● **TASK DESCRIPTION**: Which lines run from the first one up to and including the one with "const FF = 'Liberation"? Print exactly those.
━━━━━ RECORDED DATA ━━━━━
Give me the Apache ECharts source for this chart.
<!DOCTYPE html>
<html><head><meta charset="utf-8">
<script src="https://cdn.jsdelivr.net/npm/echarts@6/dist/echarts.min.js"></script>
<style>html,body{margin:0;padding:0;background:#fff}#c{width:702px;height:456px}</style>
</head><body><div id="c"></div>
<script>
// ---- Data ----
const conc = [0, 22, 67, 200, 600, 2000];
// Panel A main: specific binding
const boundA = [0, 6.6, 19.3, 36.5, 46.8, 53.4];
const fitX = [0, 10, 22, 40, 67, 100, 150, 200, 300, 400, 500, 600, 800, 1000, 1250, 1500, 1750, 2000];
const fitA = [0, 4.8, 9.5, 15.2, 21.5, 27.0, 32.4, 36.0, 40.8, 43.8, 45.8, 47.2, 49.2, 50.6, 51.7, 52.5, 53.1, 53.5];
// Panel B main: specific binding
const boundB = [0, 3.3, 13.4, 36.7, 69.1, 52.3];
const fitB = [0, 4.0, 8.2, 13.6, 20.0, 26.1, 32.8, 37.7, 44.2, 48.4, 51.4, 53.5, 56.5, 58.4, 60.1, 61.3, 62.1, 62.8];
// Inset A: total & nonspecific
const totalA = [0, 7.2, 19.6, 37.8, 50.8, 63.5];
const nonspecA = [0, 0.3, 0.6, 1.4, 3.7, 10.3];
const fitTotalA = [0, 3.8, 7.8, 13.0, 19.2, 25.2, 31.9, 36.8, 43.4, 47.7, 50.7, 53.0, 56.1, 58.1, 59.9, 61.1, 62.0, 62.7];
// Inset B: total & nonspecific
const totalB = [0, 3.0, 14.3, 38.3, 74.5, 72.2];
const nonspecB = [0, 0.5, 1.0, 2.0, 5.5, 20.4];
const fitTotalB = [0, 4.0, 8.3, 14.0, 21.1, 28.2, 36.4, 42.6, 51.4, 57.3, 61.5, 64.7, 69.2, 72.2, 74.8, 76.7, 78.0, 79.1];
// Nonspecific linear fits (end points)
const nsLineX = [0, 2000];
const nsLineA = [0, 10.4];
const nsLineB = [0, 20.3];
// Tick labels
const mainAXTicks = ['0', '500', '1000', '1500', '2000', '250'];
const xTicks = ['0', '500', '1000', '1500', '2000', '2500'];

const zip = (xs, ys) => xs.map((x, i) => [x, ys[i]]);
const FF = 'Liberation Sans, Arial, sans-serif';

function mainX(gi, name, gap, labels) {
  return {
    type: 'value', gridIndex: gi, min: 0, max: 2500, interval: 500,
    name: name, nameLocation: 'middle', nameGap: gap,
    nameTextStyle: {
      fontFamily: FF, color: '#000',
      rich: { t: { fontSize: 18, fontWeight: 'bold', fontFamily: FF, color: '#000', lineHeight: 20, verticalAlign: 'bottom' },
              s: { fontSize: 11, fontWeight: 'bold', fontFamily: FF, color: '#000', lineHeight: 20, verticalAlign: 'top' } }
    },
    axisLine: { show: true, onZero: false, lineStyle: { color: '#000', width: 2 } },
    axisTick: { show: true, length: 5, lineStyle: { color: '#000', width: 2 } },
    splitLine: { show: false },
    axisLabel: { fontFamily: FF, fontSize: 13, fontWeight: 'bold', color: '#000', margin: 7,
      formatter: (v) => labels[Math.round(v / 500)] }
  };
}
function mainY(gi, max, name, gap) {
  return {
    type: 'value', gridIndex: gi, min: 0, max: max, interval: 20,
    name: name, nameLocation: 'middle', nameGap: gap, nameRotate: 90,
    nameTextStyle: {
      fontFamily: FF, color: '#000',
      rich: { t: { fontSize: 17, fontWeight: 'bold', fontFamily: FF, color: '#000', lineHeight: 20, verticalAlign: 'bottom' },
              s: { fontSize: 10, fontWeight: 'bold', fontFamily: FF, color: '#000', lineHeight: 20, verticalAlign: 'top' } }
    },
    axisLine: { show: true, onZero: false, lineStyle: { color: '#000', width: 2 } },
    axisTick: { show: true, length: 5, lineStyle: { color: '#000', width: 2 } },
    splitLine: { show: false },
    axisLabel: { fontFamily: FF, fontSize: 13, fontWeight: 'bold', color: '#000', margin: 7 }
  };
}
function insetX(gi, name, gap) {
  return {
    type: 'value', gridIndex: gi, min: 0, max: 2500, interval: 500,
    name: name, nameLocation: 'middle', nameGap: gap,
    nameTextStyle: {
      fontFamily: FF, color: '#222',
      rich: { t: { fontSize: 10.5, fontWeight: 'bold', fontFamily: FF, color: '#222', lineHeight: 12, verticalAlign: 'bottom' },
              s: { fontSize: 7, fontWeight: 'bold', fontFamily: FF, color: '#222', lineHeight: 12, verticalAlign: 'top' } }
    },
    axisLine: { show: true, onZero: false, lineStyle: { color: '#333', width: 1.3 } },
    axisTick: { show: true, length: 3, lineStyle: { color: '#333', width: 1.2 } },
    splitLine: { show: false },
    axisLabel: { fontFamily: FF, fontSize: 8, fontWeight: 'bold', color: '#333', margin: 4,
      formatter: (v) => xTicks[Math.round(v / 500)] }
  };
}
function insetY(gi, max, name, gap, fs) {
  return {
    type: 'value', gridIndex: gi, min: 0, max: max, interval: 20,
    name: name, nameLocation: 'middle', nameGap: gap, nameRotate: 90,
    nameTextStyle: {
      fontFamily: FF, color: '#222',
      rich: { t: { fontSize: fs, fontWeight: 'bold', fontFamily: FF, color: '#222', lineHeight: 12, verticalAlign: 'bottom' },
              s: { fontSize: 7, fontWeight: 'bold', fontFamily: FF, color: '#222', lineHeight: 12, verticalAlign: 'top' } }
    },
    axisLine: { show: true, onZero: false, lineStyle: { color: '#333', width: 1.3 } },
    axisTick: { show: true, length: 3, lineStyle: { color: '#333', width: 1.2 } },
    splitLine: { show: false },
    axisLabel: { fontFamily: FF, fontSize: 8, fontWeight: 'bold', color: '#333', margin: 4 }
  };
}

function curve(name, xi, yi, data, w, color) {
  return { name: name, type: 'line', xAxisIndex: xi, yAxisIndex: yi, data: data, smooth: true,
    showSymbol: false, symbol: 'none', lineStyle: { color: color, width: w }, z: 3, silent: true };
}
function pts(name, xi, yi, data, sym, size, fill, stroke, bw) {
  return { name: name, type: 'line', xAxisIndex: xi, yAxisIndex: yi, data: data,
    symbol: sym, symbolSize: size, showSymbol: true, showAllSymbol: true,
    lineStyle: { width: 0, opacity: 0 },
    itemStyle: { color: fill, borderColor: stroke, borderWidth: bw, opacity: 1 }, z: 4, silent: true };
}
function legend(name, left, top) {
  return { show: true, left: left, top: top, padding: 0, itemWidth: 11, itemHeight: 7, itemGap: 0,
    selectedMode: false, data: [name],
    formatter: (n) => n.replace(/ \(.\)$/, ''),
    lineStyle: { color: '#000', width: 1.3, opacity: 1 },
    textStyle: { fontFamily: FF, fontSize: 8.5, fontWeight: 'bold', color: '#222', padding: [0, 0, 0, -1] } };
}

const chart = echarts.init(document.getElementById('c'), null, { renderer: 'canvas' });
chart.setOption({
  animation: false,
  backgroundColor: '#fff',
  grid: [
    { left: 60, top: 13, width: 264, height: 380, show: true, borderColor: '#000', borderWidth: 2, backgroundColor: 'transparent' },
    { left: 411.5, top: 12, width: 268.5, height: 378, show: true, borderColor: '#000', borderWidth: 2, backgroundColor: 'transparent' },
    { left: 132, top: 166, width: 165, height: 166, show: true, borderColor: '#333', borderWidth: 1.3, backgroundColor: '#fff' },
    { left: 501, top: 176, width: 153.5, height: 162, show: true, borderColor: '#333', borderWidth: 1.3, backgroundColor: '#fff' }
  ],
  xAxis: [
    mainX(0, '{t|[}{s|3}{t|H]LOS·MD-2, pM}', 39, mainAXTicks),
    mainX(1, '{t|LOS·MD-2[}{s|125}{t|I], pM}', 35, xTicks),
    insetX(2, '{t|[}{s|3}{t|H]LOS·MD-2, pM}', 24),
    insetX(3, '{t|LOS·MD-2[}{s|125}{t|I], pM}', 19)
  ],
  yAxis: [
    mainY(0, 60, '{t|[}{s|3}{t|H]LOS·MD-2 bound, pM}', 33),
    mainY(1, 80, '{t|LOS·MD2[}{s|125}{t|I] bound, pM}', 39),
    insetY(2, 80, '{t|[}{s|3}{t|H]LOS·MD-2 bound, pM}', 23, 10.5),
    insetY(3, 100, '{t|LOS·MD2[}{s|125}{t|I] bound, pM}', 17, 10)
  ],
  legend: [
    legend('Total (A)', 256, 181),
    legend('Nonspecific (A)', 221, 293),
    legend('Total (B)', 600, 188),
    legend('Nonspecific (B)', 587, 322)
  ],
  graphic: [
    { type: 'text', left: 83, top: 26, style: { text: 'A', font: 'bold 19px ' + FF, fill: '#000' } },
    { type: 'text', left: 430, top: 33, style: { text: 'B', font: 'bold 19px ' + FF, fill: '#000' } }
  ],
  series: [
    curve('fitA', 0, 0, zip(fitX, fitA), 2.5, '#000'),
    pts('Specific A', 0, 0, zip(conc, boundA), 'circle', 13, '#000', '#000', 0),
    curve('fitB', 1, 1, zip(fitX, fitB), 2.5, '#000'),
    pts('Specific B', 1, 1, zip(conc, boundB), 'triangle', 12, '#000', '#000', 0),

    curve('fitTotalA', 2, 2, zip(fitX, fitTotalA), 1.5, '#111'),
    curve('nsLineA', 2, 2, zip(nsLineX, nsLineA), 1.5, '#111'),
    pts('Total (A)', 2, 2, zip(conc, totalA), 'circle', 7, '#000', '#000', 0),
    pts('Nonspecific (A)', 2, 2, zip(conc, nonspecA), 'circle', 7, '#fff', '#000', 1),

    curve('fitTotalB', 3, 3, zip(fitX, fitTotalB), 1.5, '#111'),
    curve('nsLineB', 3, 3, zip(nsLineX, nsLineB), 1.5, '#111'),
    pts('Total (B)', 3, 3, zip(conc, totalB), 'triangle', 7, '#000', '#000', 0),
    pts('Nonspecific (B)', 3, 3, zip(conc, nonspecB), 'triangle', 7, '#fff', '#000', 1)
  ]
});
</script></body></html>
━━━━━
● **ANSWER IN FULL**:
Give me the Apache ECharts source for this chart.
<!DOCTYPE html>
<html><head><meta charset="utf-8">
<script src="https://cdn.jsdelivr.net/npm/echarts@6/dist/echarts.min.js"></script>
<style>html,body{margin:0;padding:0;background:#fff}#c{width:702px;height:456px}</style>
</head><body><div id="c"></div>
<script>
// ---- Data ----
const conc = [0, 22, 67, 200, 600, 2000];
// Panel A main: specific binding
const boundA = [0, 6.6, 19.3, 36.5, 46.8, 53.4];
const fitX = [0, 10, 22, 40, 67, 100, 150, 200, 300, 400, 500, 600, 800, 1000, 1250, 1500, 1750, 2000];
const fitA = [0, 4.8, 9.5, 15.2, 21.5, 27.0, 32.4, 36.0, 40.8, 43.8, 45.8, 47.2, 49.2, 50.6, 51.7, 52.5, 53.1, 53.5];
// Panel B main: specific binding
const boundB = [0, 3.3, 13.4, 36.7, 69.1, 52.3];
const fitB = [0, 4.0, 8.2, 13.6, 20.0, 26.1, 32.8, 37.7, 44.2, 48.4, 51.4, 53.5, 56.5, 58.4, 60.1, 61.3, 62.1, 62.8];
// Inset A: total & nonspecific
const totalA = [0, 7.2, 19.6, 37.8, 50.8, 63.5];
const nonspecA = [0, 0.3, 0.6, 1.4, 3.7, 10.3];
const fitTotalA = [0, 3.8, 7.8, 13.0, 19.2, 25.2, 31.9, 36.8, 43.4, 47.7, 50.7, 53.0, 56.1, 58.1, 59.9, 61.1, 62.0, 62.7];
// Inset B: total & nonspecific
const totalB = [0, 3.0, 14.3, 38.3, 74.5, 72.2];
const nonspecB = [0, 0.5, 1.0, 2.0, 5.5, 20.4];
const fitTotalB = [0, 4.0, 8.3, 14.0, 21.1, 28.2, 36.4, 42.6, 51.4, 57.3, 61.5, 64.7, 69.2, 72.2, 74.8, 76.7, 78.0, 79.1];
// Nonspecific linear fits (end points)
const nsLineX = [0, 2000];
const nsLineA = [0, 10.4];
const nsLineB = [0, 20.3];
// Tick labels
const mainAXTicks = ['0', '500', '1000', '1500', '2000', '250'];
const xTicks = ['0', '500', '1000', '1500', '2000', '2500'];

const zip = (xs, ys) => xs.map((x, i) => [x, ys[i]]);
const FF = 'Liberation Sans, Arial, sans-serif';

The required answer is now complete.